I hurt. I know that is nothing new but it remains to be true. So this morning I was thinking a bit about the future (aka this Fall). I've been feeling quite exhausted lately. This causes me to wonder a bit about my abilities...but at some point I need to move beyond that and find a new job...something I keep realizing is important for me to do before Fall. I'm barely making it financially as it is. When Fall hits my expenses will increase...which means I need to be bringing in more money at that point in order to have any hope of making ends meet. I had a dream last night where rent went up and so I was trying to find somewhere else to live...that is what prompted me to think about the future some more and on my current income, there is no way I'll make it. So, I need to job search and yet as of yet I am not motivated enough to go searching for a new job.
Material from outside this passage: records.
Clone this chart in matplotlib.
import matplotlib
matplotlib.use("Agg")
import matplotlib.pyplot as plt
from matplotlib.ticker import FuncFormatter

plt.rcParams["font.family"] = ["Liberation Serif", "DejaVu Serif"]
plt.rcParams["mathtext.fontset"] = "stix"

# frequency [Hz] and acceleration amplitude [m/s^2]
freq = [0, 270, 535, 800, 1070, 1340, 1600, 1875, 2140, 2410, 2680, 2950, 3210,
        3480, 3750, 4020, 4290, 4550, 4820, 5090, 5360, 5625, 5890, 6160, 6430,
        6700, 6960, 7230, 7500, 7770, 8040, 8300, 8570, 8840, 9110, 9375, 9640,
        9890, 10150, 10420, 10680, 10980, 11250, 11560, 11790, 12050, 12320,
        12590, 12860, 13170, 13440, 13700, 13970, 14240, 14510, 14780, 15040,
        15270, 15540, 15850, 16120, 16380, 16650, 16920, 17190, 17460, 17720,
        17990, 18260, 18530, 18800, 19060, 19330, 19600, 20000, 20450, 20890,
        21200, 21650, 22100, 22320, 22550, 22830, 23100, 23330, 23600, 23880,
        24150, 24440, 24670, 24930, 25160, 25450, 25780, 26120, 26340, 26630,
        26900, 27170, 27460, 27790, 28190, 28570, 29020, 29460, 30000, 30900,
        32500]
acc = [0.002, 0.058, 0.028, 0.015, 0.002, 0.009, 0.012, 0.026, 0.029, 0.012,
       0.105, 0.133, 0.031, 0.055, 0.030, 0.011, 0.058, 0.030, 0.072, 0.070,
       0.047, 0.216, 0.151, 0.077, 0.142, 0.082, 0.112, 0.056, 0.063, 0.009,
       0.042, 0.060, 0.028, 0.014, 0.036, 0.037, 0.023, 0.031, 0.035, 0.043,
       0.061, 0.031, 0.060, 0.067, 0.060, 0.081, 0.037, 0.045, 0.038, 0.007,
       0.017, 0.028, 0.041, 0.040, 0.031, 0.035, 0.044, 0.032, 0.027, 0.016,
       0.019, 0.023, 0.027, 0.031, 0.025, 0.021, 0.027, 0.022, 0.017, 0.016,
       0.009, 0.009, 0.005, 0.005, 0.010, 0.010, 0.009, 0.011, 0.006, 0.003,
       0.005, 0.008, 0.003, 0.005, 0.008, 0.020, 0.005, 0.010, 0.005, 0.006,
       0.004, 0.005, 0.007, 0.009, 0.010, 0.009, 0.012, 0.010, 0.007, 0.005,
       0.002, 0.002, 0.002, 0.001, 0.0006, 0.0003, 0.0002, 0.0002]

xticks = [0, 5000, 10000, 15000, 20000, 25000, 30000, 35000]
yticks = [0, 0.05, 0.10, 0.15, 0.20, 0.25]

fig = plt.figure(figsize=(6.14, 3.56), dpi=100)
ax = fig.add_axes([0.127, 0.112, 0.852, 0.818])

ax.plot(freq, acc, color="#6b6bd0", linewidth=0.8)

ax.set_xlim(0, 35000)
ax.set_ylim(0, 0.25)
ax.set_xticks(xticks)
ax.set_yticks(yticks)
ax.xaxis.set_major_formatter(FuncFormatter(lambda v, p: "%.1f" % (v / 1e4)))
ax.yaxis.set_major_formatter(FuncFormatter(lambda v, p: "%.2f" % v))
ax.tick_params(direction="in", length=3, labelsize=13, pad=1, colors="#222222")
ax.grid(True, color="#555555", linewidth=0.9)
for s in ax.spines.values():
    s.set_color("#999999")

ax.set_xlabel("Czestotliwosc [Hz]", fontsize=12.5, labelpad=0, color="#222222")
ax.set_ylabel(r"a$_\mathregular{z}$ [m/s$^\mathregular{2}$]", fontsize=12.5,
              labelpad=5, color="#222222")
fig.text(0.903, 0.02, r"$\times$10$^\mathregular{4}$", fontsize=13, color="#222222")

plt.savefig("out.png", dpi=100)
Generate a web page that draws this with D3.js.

Right now I have a job where I have customers and co-workers who care about me...that is going to be a bit hard to give up.
I feel kind of like my mind is rather blank...that could be caused by the tiredness and pain. Sometimes it is hard to push through life. Perhaps I just need a better attitude, as some people think. So, my friend just asked how I was doing and this was my response "I'm tired, I hurt, and I don't want to deal with life." And the wise response is "Life is never so bad that it can't get worse." So true, so true. But that doesn't necessarily make dealing life that much easier...maybe a bit. Life is what it is and I shall make it...somehow.
I like facebook and that it helps me keep in contact with my friends. I'm so tired. I wish I could just go back to sleep rather than facing a full day. Art is wonderful by the way. Anyways, life is crazy and I guess I'm pessimistic. Anyways. Life is what it is and I'll survive. Until next time.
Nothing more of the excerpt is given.